The work of the Supervisory Board and its Committees
The Supervisory Board advises the Management Board in its strategic planning and projects. It decides on the matters assigned to it by law, the Articles of Association and its rules of procedure. The Supervisory Board is responsible for supervising the management of the Company by the Management Board. It is comprised of ten shareholder representatives, and it convened for seven meetings in 2017. Two decisions were made by way of circular resolution.
A Committee for Board Affairs has been appointed to handle the relationship between the Company and the members of its Management Board relating to employment and salary; this committee also acts as the Nominating and Remuneration Committee. The Committee for Board Affairs dealt with legal employment formalities concerning the members of the Management Board and with questions relating to remuneration policy and succession planning at its four meetings in 2017. One decision was made by way of circular resolution.
The Working Committee of the Supervisory Board is called upon to make decisions only if the urgency of the matter means that the decision cannot wait until the next meeting of the Supervisory Board. It is the Chairman’s responsibility to assess the urgency of the matter. The resolutions passed must be reported in the next meeting of the Supervisory Board. Generally, the Working Committee can make decisions on any issue that is the responsibility of the Supervisory Board, but this does not include issues of particular importance or matters that must be decided upon by the full Supervisory Board by law. The Working Committee did not convene for any meetings in 2017.
The Audit Committee of the Supervisory Board performs the duties assigned to it by law. The Audit Committee convened for three meetings, which were also attended by the auditor of the (consolidated) financial statements.

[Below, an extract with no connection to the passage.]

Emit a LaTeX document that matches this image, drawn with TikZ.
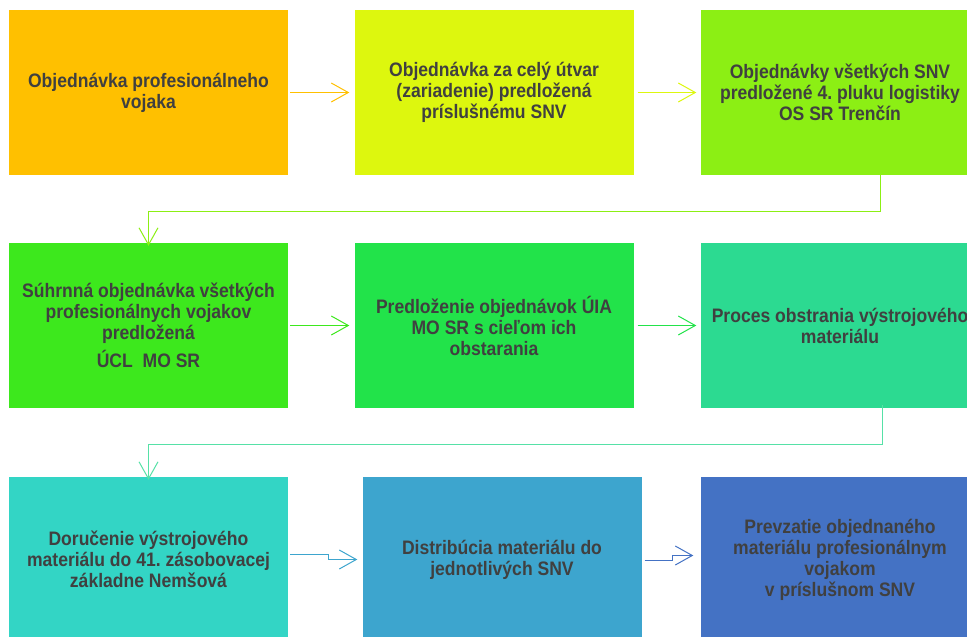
\documentclass[tikz,border=0pt]{standalone}
\usepackage{fontspec}
\setmainfont{Liberation Sans}
\newfontfamily\boxfont[FakeStretch=0.9]{Liberation Sans}
\usetikzlibrary{arrows.meta}
\frenchspacing
\definecolor{cA}{HTML}{FFC000}
\definecolor{cB}{HTML}{DDF70E}
\definecolor{cC}{HTML}{8CEF14}
\definecolor{cD}{HTML}{3DE81D}
\definecolor{cE}{HTML}{22E34A}
\definecolor{cF}{HTML}{2CDA91}
\definecolor{cG}{HTML}{33D5C5}
\definecolor{cH}{HTML}{3DA5CE}
\definecolor{cI}{HTML}{4472C4}
\definecolor{txt}{HTML}{404040}
\tikzset{
  box/.style={rectangle, minimum width=279pt, minimum height=165pt, inner sep=0pt,
    align=center, text=txt, font=\boxfont\fontsize{19.5}{21}\selectfont\bfseries\frenchspacing},
  conn/.style={line width=1pt, -{Straight Barb[length=17pt,width=19pt,line width=1pt]}},
}
\begin{document}
\begin{tikzpicture}[x=1pt,y=-1pt]
\useasboundingbox (0,0) rectangle (967,637);
\clip (0,0) rectangle (967,637);
\fill[white] (0,0) rectangle (967,637);
% row 1
\node[box, fill=cA] (b1) at (148.5,92.5) {Objednávka profesionálneho\\vojaka};
\node[box, fill=cB] (b2) at (494,92.5) {Objednávka za celý útvar\\(zariadenie) predložená\\príslušnému SNV};
\node[box, fill=cC] (b3) at (840,92.5) {Objednávky všetkých SNV\\predložené 4. pluku logistiky\\OS SR Trenčín};
% row 2
\node[box, fill=cD] (b4) at (148.5,325.5) {Súhrnná objednávka všetkých\\profesionálnych vojakov\\predložená\\[6pt]ÚCL\ \ MO SR};
\node[box, fill=cE] (b5) at (494,325.5) {Predloženie objednávok ÚIA\\MO SR s cieľom ich\\obstarania};
\node[box, fill=cF] (b6) at (840,325.5) {Proces obstrania výstrojového\\materiálu};
% row 3
\node[box, fill=cG] (b7) at (148.5,559.5) {Doručenie výstrojového\\materiálu do 41. zásobovacej\\základne Nemšová};
\node[box, fill=cH] (b8) at (502,559.5) {Distribúcia materiálu do\\jednotlivých SNV};
\node[box, fill=cI] (b9) at (840,559.5) {Prevzatie objednaného\\materiálu profesionálnym\\vojakom\\v príslušnom SNV};
% connectors row 1
\draw[conn, draw=cA] ([xshift=2pt]b1.east) -- ([xshift=-5pt]b2.west);
\draw[conn, draw=cB] ([xshift=4pt]b2.east) -- ([xshift=-4pt]b3.west);
\draw[conn, draw=cC] ([xshift=40pt,yshift=3pt]b3.south) |- (148.5,211) -- ([yshift=-3pt]b4.north);
% connectors row 2
\draw[conn, draw=cD] ([xshift=2pt]b4.east) -- ([xshift=-5pt]b5.west);
\draw[conn, draw=cE] ([xshift=4pt]b5.east) -- ([xshift=-4pt]b6.west);
\draw[conn, draw=cF!80!white] ([xshift=42pt,yshift=3pt]b6.south) |- (148.5,444) -- ([yshift=-3pt]b7.north);
% connectors row 3
\draw[conn, draw=cH] ([xshift=2pt,yshift=5pt]b7.east) -- ++(38pt,0) -- ++(0,-5pt) -- ([xshift=-5pt]b8.west);
\draw[conn, draw=cI] ([xshift=3pt,yshift=-1pt]b8.east) -- ++(28pt,0) -- ++(0,5pt) -- ([xshift=-7pt,yshift=4pt]b9.west);
\end{tikzpicture}
\end{document}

The meetings dealt with all the documents relating to the financial statements, the Corporate Governance Report and the appropriation of profit proposed by the Management Board. Furthermore, the audit of the 2017 financial statements of the companies of the consolidated group was planned, and the auditor reported on the results of preliminary audits. Discussions were held on the strategic focus of the audit work and the Committee’s working methods in view of new legal requirements. In particular, the Audit Committee received quarterly reports from Internal Auditing concerning audit areas and material findings based on the audits conducted. The tasks of an audit committee are also performed for UNIQA International AG.
The Investment Committee advises the Management Board with regard to its investment policy; it has no decision-making authority. The Investment Committee held four meetings at which the members discussed the capital investment strategy, questions concerning capital structure and the focus of risk management and asset liability management.
Over the course of four meetings, IT Committee dealt with the ongoing monitoring of the progress of the project implementing UNIQA’s Insurance Platform (new IT core system), especially in relation to compliance with the financial framework.
The chairmen of the respective committees informed the entire Supervisory Board about the meetings and their committees’ work.
For information concerning the activities of the Supervisory Board and its committees, please also refer to the details in the Report of the Supervisory Board.